Under the dynamic and enquiring baton of Ivan Fischer – one of the four conductors sharing the Orchestra of the Age of Enlightenment’s current cycle of the symphonies - it was like experiencing the elegant and benign become exuberantly subversive overnight.

The First Symphony was spry and trim, hints of Haydnesque rebellion evident only in the boldish modulation into the development of the first movement and the unexpected slow introduction of the finale. Fischer and the OAE turned all its corners most charmingly. But then a quick re-tune did nothing to dampen the arrival of the Eighth which doesn’t so much begin as explode from the page.

Stravinsky was quoted as saying that this was his favourite Beethoven symphony – which is hardly surprising since there are moments which come close to suggesting that he might have had a hand in it. The surprises are laid like banana skins, some thinly disguised as faux-pas. But most of all it’s the way Beethoven turns classicism on its head to sound almost neo-classical that Stravinsky would have loved. I loved the way Fischer and the OAE exacerbated the contrasts between the super-lyrical and the gruffly dynamic (super cross-rhythms from cellos and basses in the first movement development, energy seeming to come up through the ground). And there’s no doubt that the coarser woodier timbre of the bassoons (who get to be stars in this piece) makes their apparent misappropriation to suave and songful in the balmy trio of the third movement sound deliciously perverse.
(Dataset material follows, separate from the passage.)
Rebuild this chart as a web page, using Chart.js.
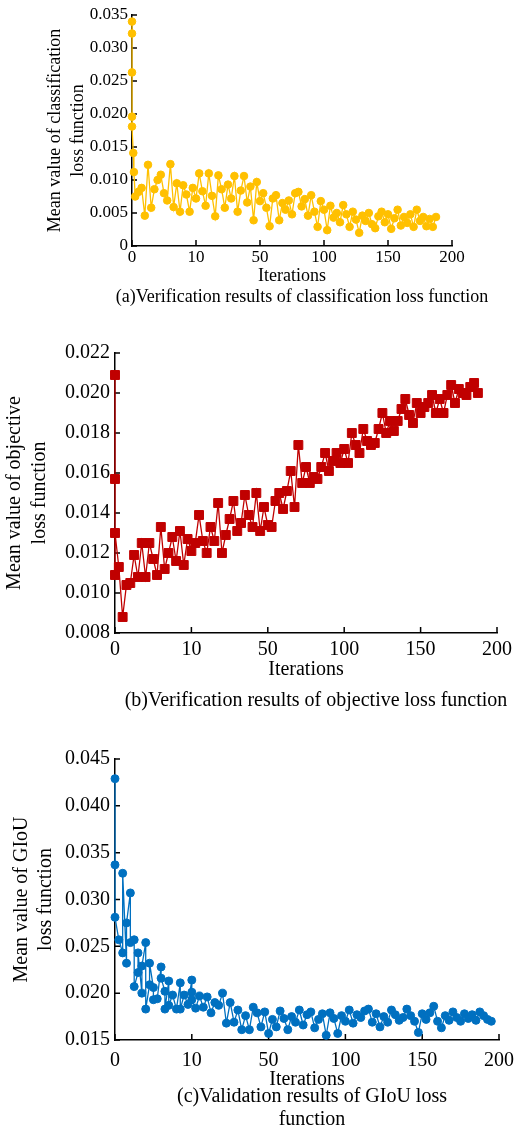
<!DOCTYPE html>
<html>
<head>
<meta charset="utf-8">
<script src="https://cdn.jsdelivr.net/npm/chart.js@4.4.1/dist/chart.umd.min.js"></script>
<style>
  body { margin: 0; background: #fff; }
  #page { position: relative; width: 525px; height: 1132px; overflow: hidden; font-family: 'Liberation Serif', 'Times New Roman', serif; color: #000; }
  canvas { position: absolute; left: 0; }
  .caption { position: absolute; white-space: nowrap; transform: translateX(-50%); text-align: center; }
</style>
</head>
<body>
<div id="page">
  <canvas id="clsChart" width="525" height="288" style="top:0px"></canvas>
  <div class="caption" style="left:302px; top:286px; font-size:18px; line-height:20px">(a)Verification results of classification loss function</div>

  <canvas id="objChart" width="525" height="360" style="top:330px"></canvas>
  <div class="caption" style="left:316px; top:688px; font-size:20px; line-height:22px">(b)Verification results of objective loss function</div>

  <canvas id="giouChart" width="525" height="355" style="top:740px"></canvas>
  <div class="caption" style="left:312px; top:1084px; font-size:20px; line-height:23px">(c)Validation results of GIoU loss<br>function</div>
</div>

<script>
// x axis: ticks are evenly spaced, but the values between them are not
const xTickValues = [0, 10, 50, 100, 150, 200];

// (a) classification loss
const clsIter = [0, 0, 0, 0, 0, 0.2, 0.3,
  0.5, 1, 1.5, 2, 2.5, 3, 3.5, 4, 4.5, 5, 5.5, 6, 6.5, 7, 7.5, 8, 8.5, 9, 9.5, 10,
  12, 14, 16, 18, 20, 22, 24, 26, 28, 30, 32, 34, 36, 38, 40, 42, 44, 46, 48, 50,
  52.5, 55, 57.5, 60, 62.5, 65, 67.5, 70, 72.5, 75, 77.5, 80, 82.5, 85, 87.5, 90, 92.5, 95, 97.5, 100,
  102.5, 105, 107.5, 110, 112.5, 115, 117.5, 120, 122.5, 125, 127.5, 130, 132.5, 135, 137.5, 140, 142.5, 145, 147.5, 150,
  152.5, 155, 157.5, 160, 162.5, 165, 167.5, 170, 172.5, 175, 177.5, 180, 182.5, 185, 187.5];
const clsLoss = [0.0340, 0.0322, 0.0263, 0.0196, 0.0181, 0.0141, 0.0112,
  0.0075, 0.0082, 0.0088, 0.0046, 0.0123, 0.0058, 0.0086, 0.0100, 0.0108, 0.0080, 0.0069, 0.0124, 0.0059, 0.0095, 0.0052, 0.0092, 0.0078, 0.0052, 0.0088, 0.0072,
  0.0110, 0.0083, 0.0061, 0.0110, 0.0076, 0.0045, 0.0107, 0.0086, 0.0058, 0.0093, 0.0072, 0.0106, 0.0052, 0.0084, 0.0106, 0.0066, 0.0090, 0.0039, 0.0097, 0.0068,
  0.0080, 0.0058, 0.0030, 0.0072, 0.0077, 0.0039, 0.0065, 0.0055, 0.0069, 0.0048, 0.0080, 0.0082, 0.0060, 0.0071, 0.0046, 0.0077, 0.0052, 0.0029, 0.0068, 0.0055,
  0.0024, 0.0061, 0.0043, 0.0050, 0.0036, 0.0062, 0.0048, 0.0029, 0.0052, 0.0040, 0.0020, 0.0046, 0.0038, 0.0050, 0.0033, 0.0027, 0.0045, 0.0052, 0.0036, 0.0048,
  0.0026, 0.0042, 0.0055, 0.0031, 0.0044, 0.0035, 0.0048, 0.0029, 0.0055, 0.0038, 0.0044, 0.0030, 0.0041, 0.0029, 0.0044];

// (b) objective loss
const objIter = [0, 0, 0, 0, 0.5, 1, 1.5,
  2, 2.5, 3, 3.5, 4, 4.5, 5, 5.5, 6, 6.5, 7, 7.5, 8, 8.5, 9, 9.5, 10,
  12, 14, 16, 18, 20, 22, 24, 26, 28, 30, 32, 34, 36, 38, 40, 42, 44, 46, 48, 50,
  52.5, 55, 57.5, 60, 62.5, 65, 67.5, 70, 72.5, 75, 77.5, 80, 82.5, 85, 87.5, 90, 92.5, 95, 97.5, 100,
  102.5, 105, 107.5, 110, 112.5, 115, 117.5, 120, 122.5, 125, 127.5, 130, 132.5, 135, 137.5, 140, 142.5, 145, 147.5, 150,
  152.5, 155, 157.5, 160, 162.5, 165, 167.5, 170, 172.5, 175, 177.5, 180, 182.5, 185, 187.5];
const objLoss = [0.0109, 0.0209, 0.0157, 0.0130, 0.0113, 0.0088, 0.0104,
  0.0105, 0.0119, 0.0108, 0.0125, 0.0108, 0.0125, 0.0117, 0.0109, 0.0133, 0.0112, 0.0120, 0.0128, 0.0116, 0.0131, 0.0114, 0.0127, 0.0121,
  0.0125, 0.0139, 0.0126, 0.0120, 0.0133, 0.0126, 0.0145, 0.0120, 0.0129, 0.0137, 0.0146, 0.0131, 0.0135, 0.0149, 0.0139, 0.0133, 0.0150, 0.0131, 0.0143, 0.0134,
  0.0133, 0.0146, 0.0150, 0.0142, 0.0151, 0.0161, 0.0143, 0.0174, 0.0155, 0.0163, 0.0155, 0.0158, 0.0157, 0.0163, 0.0170, 0.0161, 0.0166, 0.0170, 0.0165, 0.0172,
  0.0165, 0.0180, 0.0174, 0.0170, 0.0182, 0.0176, 0.0174, 0.0175, 0.0182, 0.0190, 0.0180, 0.0186, 0.0181, 0.0186, 0.0192, 0.0197, 0.0189, 0.0185, 0.0195, 0.0190,
  0.0193, 0.0195, 0.0199, 0.0190, 0.0197, 0.0190, 0.0199, 0.0204, 0.0195, 0.0202, 0.0200, 0.0199, 0.0203, 0.0205, 0.0200];

// (c) GIoU loss
const giouIter = [0, 0, 0, 0.5, 1, 1, 1.5, 1.5, 2, 2, 2.5, 2.5, 3, 3, 3.5, 3.5, 4, 4, 4.5, 4.5,
  5, 5, 5.5, 6, 6, 6.5, 6.5, 7, 7, 7.5, 8, 8.5, 8.5, 9, 9.5, 10, 10, 10,
  12, 14, 16, 18, 20, 22, 24, 26, 28, 30, 32, 34, 36, 38, 40, 42, 44, 46, 48, 50,
  52.5, 55, 57.5, 60, 62.5, 65, 67.5, 70, 72.5, 75, 77.5, 80, 82.5, 85, 87.5, 90, 92.5, 95, 97.5, 100,
  102.5, 105, 107.5, 110, 112.5, 115, 117.5, 120, 122.5, 125, 127.5, 130, 132.5, 135, 137.5, 140, 142.5, 145, 147.5, 150,
  152.5, 155, 157.5, 160, 162.5, 165, 167.5, 170, 172.5, 175, 177.5, 180, 182.5, 185, 187.5, 190, 192.5, 195];
const giouLoss = [0.0429, 0.0337, 0.0281, 0.0257, 0.0243, 0.0328, 0.0232, 0.0275, 0.0307, 0.0254, 0.0257, 0.0207, 0.0222, 0.0243, 0.0200, 0.0229, 0.0254, 0.0183, 0.0209, 0.0232,
  0.0206, 0.0193, 0.0194, 0.0228, 0.0216, 0.0202, 0.0183, 0.0213, 0.0187, 0.0198, 0.0183, 0.0211, 0.0183, 0.0198, 0.0188, 0.0214, 0.0201, 0.0193,
  0.0184, 0.0197, 0.0185, 0.0196, 0.0179, 0.0190, 0.0187, 0.0200, 0.0168, 0.0190, 0.0169, 0.0182, 0.0161, 0.0176, 0.0161, 0.0185, 0.0179, 0.0164, 0.0180, 0.0157,
  0.0172, 0.0164, 0.0181, 0.0173, 0.0161, 0.0175, 0.0169, 0.0182, 0.0166, 0.0177, 0.0180, 0.0163, 0.0172, 0.0178, 0.0155, 0.0179, 0.0173, 0.0157, 0.0176, 0.0170,
  0.0182, 0.0168, 0.0177, 0.0174, 0.0181, 0.0183, 0.0169, 0.0178, 0.0164, 0.0175, 0.0169, 0.0182, 0.0177, 0.0171, 0.0174, 0.0183, 0.0176, 0.0170, 0.0158, 0.0178,
  0.0172, 0.0179, 0.0186, 0.0170, 0.0163, 0.0176, 0.0171, 0.0180, 0.0174, 0.0170, 0.0178, 0.0173, 0.0177, 0.0171, 0.0180, 0.0176, 0.0172, 0.0170];

const FONT = "'Liberation Serif', 'Times New Roman', serif";
Chart.defaults.font.family = FONT;
Chart.defaults.color = '#000';

// linear scale where each gap between xTickValues gets the same width
class BrokenAxis extends Chart.LinearScale {
  static id = 'broken';
  getPixelForValue(value) {
    const bp = xTickValues;
    const n = bp.length - 1;
    let i = 0;
    while (i < n - 1 && value > bp[i + 1]) i++;
    const frac = (i + (value - bp[i]) / (bp[i + 1] - bp[i])) / n;
    return this.getPixelForDecimal(frac);
  }
}
Chart.register(BrokenAxis);

// tick marks pointing into the plot
const innerTicks = {
  id: 'innerTicks',
  beforeDatasetsDraw(chart) {
    const { ctx, scales: { x, y } } = chart;
    ctx.save();
    ctx.strokeStyle = '#000';
    ctx.lineWidth = 1.5;
    ctx.beginPath();
    x.ticks.forEach((t, i) => {
      const px = x.getPixelForTick(i);
      ctx.moveTo(px, x.top);
      ctx.lineTo(px, x.top - 6);
    });
    y.ticks.forEach((t, i) => {
      const py = y.getPixelForTick(i);
      ctx.moveTo(y.right, py);
      ctx.lineTo(y.right + 5, py);
    });
    ctx.stroke();
    ctx.restore();
  }
};

function makePanel(id, p) {
  const points = p.iter.map((v, i) => ({ x: v, y: p.loss[i] }));
  return new Chart(document.getElementById(id), {
    type: 'line',
    data: {
      datasets: [{
        data: points,
        borderColor: p.color,
        backgroundColor: p.color,
        borderWidth: 1.3,
        pointStyle: p.pointStyle,
        pointRadius: p.pointRadius,
        pointBorderWidth: 1,
        pointBackgroundColor: p.color,
        pointBorderColor: p.color,
        tension: 0,
        clip: false
      }]
    },
    options: {
      responsive: false,
      animation: false,
      events: [],
      layout: { padding: { top: p.padTop, right: p.padRight, left: 0, bottom: 0 } },
      plugins: { legend: { display: false }, tooltip: { enabled: false } },
      scales: {
        x: {
          type: 'broken',
          min: 0,
          max: 200,
          grid: { display: false, drawTicks: false },
          border: { display: true, color: '#000', width: 1.5 },
          afterBuildTicks: scale => { scale.ticks = xTickValues.map(v => ({ value: v })); },
          afterFit: scale => { scale.height = p.xHeight; },
          ticks: {
            autoSkip: false, maxRotation: 0, padding: p.xTickPad,
            font: { size: p.tickSize },
            callback: v => String(v)
          },
          title: {
            display: true, text: 'Iterations',
            font: { size: p.titleSize, lineHeight: 1 },
            padding: { top: 0, bottom: p.xTitlePad }
          }
        },
        y: {
          min: p.yMin,
          max: p.yMax,
          grid: { display: false, drawTicks: false },
          border: { display: true, color: '#000', width: 1.5 },
          afterFit: scale => { scale.width = p.yWidth; },
          ticks: {
            stepSize: p.yStep, autoSkip: false, padding: p.yTickPad,
            font: { size: p.tickSize },
            callback: v => Math.abs(v) < 1e-9 ? '0' : v.toFixed(3)
          },
          title: {
            display: true, text: p.yTitle,
            font: { size: p.titleSize, lineHeight: p.yTitleLine },
            padding: { top: p.yTitlePad, bottom: 0 }
          }
        }
      }
    },
    plugins: [innerTicks]
  });
}

makePanel('clsChart', {
  iter: clsIter, loss: clsLoss, color: '#FFC000', pointStyle: 'circle', pointRadius: 3.8,
  padTop: 15, padRight: 73, xHeight: 42, yWidth: 132,
  tickSize: 17, titleSize: 18, xTickPad: 1, xTitlePad: 3, yTickPad: 4,
  yMin: 0, yMax: 0.035, yStep: 0.005,
  yTitle: ['Mean value of classification', 'loss function'], yTitleLine: 1.28, yTitlePad: 43.5
});

makePanel('objChart', {
  iter: objIter, loss: objLoss, color: '#C00000', pointStyle: 'rect', pointRadius: 6.3,
  padTop: 23, padRight: 28, xHeight: 57, yWidth: 115,
  tickSize: 20, titleSize: 20, xTickPad: 5, xTitlePad: 10.5, yTickPad: 5,
  yMin: 0.008, yMax: 0.022, yStep: 0.002,
  yTitle: ['Mean value of objective', 'loss function'], yTitleLine: 1.25, yTitlePad: 2.5
});

makePanel('giouChart', {
  iter: giouIter, loss: giouLoss, color: '#0070C0', pointStyle: 'circle', pointRadius: 4,
  padTop: 19, padRight: 26, xHeight: 55, yWidth: 115,
  tickSize: 20, titleSize: 20, xTickPad: 9, xTitlePad: 5, yTickPad: 5,
  yMin: 0.015, yMax: 0.045, yStep: 0.005,
  yTitle: ['Mean value of GIoU', 'loss function'], yTitleLine: 1.2, yTitlePad: 10
});
</script>
</body>
</html>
But if we thought all that was revolutionary (and it was) it’s been a while since a performance of the ubiquitous Fifth Symphony steamed into a concert hall with quite the culture shocking force of Fischer’s account. Just when you thought you knew how the first movement went, along comes Fischer with hair-raising impetus to challenge players and listeners alike. Terse, jagged, intemperate, fermatas cut to the quick, a moment like the unexpected oboe cadenza appearing like a delusion of calm.

It was quite something, full of fresh, inquisitive detail and a finale which seemed quite literally to be ripped from darkness and strife and driven to almost delirious jubilation. Wow.